Mamy też chwilę by pokręcić się bez celu po okolicach w poszukiwaniu niczego konkretnego; czegoś co „zaprosi” nas do siebie; czasem będzie to bar czy lodziarnia, innym razem sklep z jedwabnymi sukienkami lub wszelakimi wyrobami z pomarańczy, ale jedno jest pewne – czas ten nie jest zmarnowany.

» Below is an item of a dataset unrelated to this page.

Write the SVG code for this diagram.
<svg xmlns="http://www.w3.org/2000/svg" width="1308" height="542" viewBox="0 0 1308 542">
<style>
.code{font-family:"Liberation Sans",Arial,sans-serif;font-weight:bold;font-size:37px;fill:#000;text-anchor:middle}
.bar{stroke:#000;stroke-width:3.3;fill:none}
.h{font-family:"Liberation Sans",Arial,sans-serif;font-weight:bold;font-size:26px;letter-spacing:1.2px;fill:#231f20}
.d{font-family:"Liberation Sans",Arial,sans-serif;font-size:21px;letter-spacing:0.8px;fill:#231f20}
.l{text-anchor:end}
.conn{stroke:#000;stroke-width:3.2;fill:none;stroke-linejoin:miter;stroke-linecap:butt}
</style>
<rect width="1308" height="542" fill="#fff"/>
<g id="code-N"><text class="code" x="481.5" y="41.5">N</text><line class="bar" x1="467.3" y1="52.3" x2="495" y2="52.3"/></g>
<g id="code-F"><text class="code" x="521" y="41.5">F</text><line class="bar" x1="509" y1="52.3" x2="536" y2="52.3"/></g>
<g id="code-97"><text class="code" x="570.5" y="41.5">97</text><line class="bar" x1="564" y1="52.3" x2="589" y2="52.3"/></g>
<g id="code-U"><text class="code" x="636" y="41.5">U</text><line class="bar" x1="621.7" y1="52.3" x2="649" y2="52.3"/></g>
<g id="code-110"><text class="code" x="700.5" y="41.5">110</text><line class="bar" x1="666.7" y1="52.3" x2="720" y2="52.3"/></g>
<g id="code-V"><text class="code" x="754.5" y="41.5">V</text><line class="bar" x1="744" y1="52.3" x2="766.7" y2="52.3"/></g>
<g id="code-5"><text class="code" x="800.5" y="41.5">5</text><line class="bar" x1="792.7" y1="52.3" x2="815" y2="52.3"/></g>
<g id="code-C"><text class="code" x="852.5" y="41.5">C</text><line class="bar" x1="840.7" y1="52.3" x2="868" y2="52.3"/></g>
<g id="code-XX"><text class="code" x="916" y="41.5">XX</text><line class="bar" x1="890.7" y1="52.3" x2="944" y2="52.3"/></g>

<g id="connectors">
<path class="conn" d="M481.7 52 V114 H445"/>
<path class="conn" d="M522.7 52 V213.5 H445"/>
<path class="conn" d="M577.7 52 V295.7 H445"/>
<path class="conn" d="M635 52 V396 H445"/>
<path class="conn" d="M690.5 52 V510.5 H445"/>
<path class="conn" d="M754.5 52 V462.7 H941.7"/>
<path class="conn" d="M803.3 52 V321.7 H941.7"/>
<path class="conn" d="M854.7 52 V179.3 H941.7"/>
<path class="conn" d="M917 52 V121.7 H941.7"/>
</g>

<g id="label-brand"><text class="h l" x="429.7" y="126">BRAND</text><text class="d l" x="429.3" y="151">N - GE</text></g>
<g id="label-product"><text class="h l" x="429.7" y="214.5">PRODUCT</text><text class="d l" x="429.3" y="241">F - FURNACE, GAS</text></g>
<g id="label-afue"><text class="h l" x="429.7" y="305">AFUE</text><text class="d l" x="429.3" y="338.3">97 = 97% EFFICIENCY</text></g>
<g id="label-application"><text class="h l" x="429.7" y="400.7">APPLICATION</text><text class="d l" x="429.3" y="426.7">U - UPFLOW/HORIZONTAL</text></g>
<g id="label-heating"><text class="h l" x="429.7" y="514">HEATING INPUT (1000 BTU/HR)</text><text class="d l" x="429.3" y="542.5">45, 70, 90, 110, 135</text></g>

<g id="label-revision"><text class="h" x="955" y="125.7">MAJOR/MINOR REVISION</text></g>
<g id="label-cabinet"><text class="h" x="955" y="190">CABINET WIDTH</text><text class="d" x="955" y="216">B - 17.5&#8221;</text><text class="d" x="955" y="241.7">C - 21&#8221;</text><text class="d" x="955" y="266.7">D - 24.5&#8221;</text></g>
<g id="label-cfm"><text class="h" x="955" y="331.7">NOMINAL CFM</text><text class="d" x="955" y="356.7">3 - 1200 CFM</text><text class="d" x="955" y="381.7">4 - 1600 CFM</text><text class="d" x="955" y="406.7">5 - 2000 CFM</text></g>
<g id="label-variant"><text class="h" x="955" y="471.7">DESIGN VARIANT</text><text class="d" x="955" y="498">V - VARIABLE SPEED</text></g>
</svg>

Ostatni dzień w stolicy Andaluzji również nie zawodzi – żegnamy się z, choć krótko znanymi, to bardzo przez nas polubionymi, nauczycielami i po uświetnionej naszymi autorskimi fotografiami gali zakończenia kursu robimy sobie zdjęcia z naszymi hiszpańskimi tutorami i udajemy się do domów – nie na długo, bo chwilę później jesteśmy już po drugiej stronie miasta, by zanurzyć się w ostatnią podróż w bogatą historię i sztukę Sevilli w Muzeum Sztuk Pięknych nad spokojnymi wodami Gwadalkiwiru.

Jednakże spokojnymi (jak te wody) nam być w owym momencie trudno, jako że tego wieczora czeka na nas jeszcze jedna atrakcja. Żegnamy się więc szybko, ale czule z naszym wspaniałym przewodnikiem i w pośpiechu wracamy do domów, by przygotować się na ostatnie wyjście na miasto przed powrotem do Polski.

Wreszcie zbieramy się i wsiadamy w autobus, który wiezie nas na drugą stronę rzeki. Tam wysiadamy i po szybkim zapełnieniu żołądków oraz sesji zdjęciowej na moście idziemy do miejscowego baru; będziemy tam tańczyć, rozmawiać i dobrze się bawić. Przed północą trzeba jednak wracać, więc po wybawieniu się i wyszaleniu, żwawym krokiem idziemy w stronę mieszkań. Drogę tę pokonujemy nie bez drobnych przeszkód (takich jak zgubiony kolczyk), ale co najważniejsze – w dobrej atmosferze, doskonale wieńcząc wieczór, dzień i cały nasz wyjazd.

Następnego dnia poranny wylot i szybka podróż nie pozostawiają dużo przestrzeni do rozmów, natomiast odmiennie przedstawia się sytuacja na lotnisku w Monachium, gdzie czasu i miejsca mamy aż nadto. Wykorzystujemy więc okazję, by zjeść, porozmawiać i pograć w karty przed ostatnim etapem naszej podróży – krótkim lotem do Warszawy.

Na lotnisku Chopina wszyscy się cieszą i żegnają jakby mieli się widzieć ostatni raz w życiu – tylko po to, by spotkać się znowu w szkole po weekendzie – ale jakby nie patrzeć jesteśmy usprawiedliwieni, bo przecież ten tydzień w Hiszpanii wydaje się, jakby był całym rokiem.